We see this in lots of presentations, where the desire not to leave anything leads to presentations that are long, have too much text, are poorly organized and make it difficult virtually impossible to really understand the key point every customer needs to know. 

In a program on competitive advantage, an Investor Relations  expert was asked to share the key reason people should buy. After fumbling through the 43 page presentation, the answer was found – in a footnote on page 21!

Mike Shipulski, poses an interesting standard that all of us should follow in designing presentations, service and products in his article:  Make Life Easy for Your Customers. Look at his list of a dozen ways of making life easier for customers – and see how many apply to you.

His first standard is applies to any business with a website. We try to make them informative, attractive, easy to read, easy to navigate, etc. Yet, too often we rely on our own assessment of whether we’ve succeeded in all the ways that would make it easy for the customer… but less often do we truly get input from real customers or even potential ones. I often hear that a button for purchasing was NOT easy to find or use – because no-one actually tested the link!

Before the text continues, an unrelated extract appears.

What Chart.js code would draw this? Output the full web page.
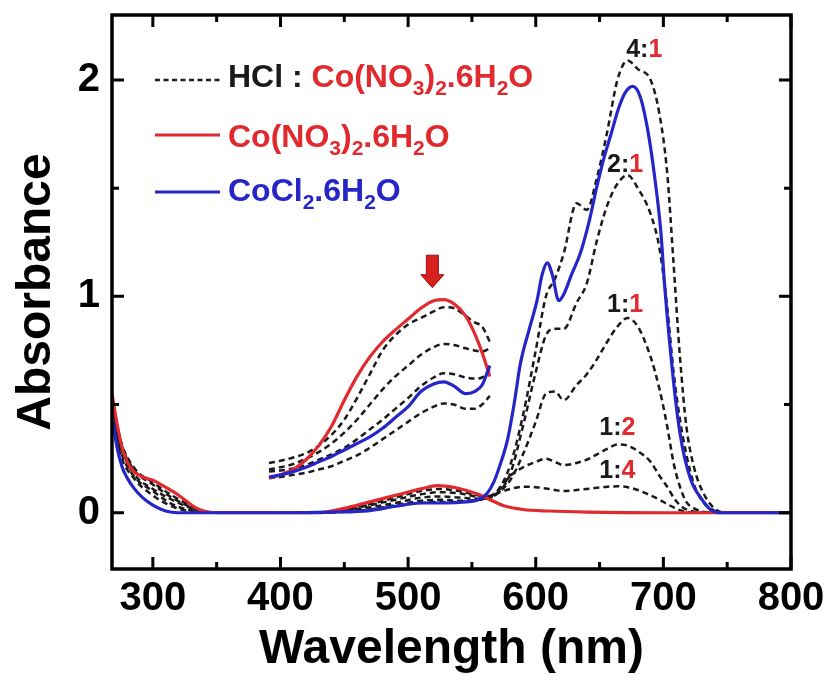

Moreover, are you testing the site regularly to make sure that everything is still working as it should? All too often – and it’s happened to me – links stop working and we haven’t checked that it’s still easy to use!

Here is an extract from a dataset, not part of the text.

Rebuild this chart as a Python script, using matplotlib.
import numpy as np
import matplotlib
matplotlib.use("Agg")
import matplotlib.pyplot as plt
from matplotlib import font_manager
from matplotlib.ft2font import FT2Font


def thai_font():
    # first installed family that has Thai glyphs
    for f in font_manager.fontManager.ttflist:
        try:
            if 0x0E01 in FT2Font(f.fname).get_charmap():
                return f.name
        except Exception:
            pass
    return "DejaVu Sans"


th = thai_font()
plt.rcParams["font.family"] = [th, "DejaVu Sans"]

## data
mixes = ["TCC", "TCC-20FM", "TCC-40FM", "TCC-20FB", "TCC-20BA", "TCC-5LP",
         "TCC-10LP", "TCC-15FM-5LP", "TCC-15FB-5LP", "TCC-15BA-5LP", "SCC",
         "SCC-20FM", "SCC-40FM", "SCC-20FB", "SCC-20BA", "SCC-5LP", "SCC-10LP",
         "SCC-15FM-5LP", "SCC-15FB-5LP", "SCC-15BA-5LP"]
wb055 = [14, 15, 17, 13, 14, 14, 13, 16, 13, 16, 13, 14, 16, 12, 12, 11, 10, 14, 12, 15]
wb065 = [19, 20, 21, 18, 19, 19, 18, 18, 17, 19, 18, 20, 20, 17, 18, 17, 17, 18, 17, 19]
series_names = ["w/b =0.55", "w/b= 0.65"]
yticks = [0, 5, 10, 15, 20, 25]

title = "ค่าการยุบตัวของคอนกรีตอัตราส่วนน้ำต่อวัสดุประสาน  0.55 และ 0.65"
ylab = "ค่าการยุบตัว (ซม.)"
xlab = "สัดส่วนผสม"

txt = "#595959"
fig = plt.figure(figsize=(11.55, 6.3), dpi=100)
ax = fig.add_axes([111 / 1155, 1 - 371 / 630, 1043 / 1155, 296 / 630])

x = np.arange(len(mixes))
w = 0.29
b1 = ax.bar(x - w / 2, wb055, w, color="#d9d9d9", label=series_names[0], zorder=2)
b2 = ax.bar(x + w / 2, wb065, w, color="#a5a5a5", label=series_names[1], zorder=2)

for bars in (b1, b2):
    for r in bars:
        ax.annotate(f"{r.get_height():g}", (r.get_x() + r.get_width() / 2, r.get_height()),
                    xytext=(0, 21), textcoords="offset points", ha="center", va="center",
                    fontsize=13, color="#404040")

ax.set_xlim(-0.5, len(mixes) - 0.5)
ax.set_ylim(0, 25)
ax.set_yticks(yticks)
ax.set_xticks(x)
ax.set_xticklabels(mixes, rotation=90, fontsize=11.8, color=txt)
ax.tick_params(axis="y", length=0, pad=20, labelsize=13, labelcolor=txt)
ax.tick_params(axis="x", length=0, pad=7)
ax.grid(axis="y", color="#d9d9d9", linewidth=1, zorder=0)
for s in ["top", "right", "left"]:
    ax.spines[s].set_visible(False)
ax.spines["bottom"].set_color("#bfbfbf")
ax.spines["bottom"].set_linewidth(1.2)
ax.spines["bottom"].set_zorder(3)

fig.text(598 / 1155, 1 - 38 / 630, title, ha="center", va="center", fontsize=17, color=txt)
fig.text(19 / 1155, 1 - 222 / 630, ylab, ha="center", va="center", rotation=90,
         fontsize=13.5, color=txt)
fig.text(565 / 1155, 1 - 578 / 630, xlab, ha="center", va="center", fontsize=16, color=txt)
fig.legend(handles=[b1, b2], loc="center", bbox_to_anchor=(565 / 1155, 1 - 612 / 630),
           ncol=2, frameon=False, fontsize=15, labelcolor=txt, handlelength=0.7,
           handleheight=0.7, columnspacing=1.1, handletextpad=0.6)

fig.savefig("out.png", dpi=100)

You can spend lots of money on Google ad words to drive traffic to your website, but that’s more expensive than making it “findable” using organic SEO design principles. For instance, some CEOs with whom I work at Vistage, have learned the “findable” principles and redesigned their websites to make it easier for organic search to find them. One, who never got business from his website and used it a “credibility brochure” made the change and within one month received 4 inquires from large companies and generated over $500,000 in new business. Best yet, making it easier for people to find the website keeps generating new leads and sales. 

So regardless of your business – make it easier for your customers to work with you. We’ve been telling you for years – regardless of what you present , follow the ADAP principle: Be audience-driven with an authentic presentation of how the customer can easily work with you!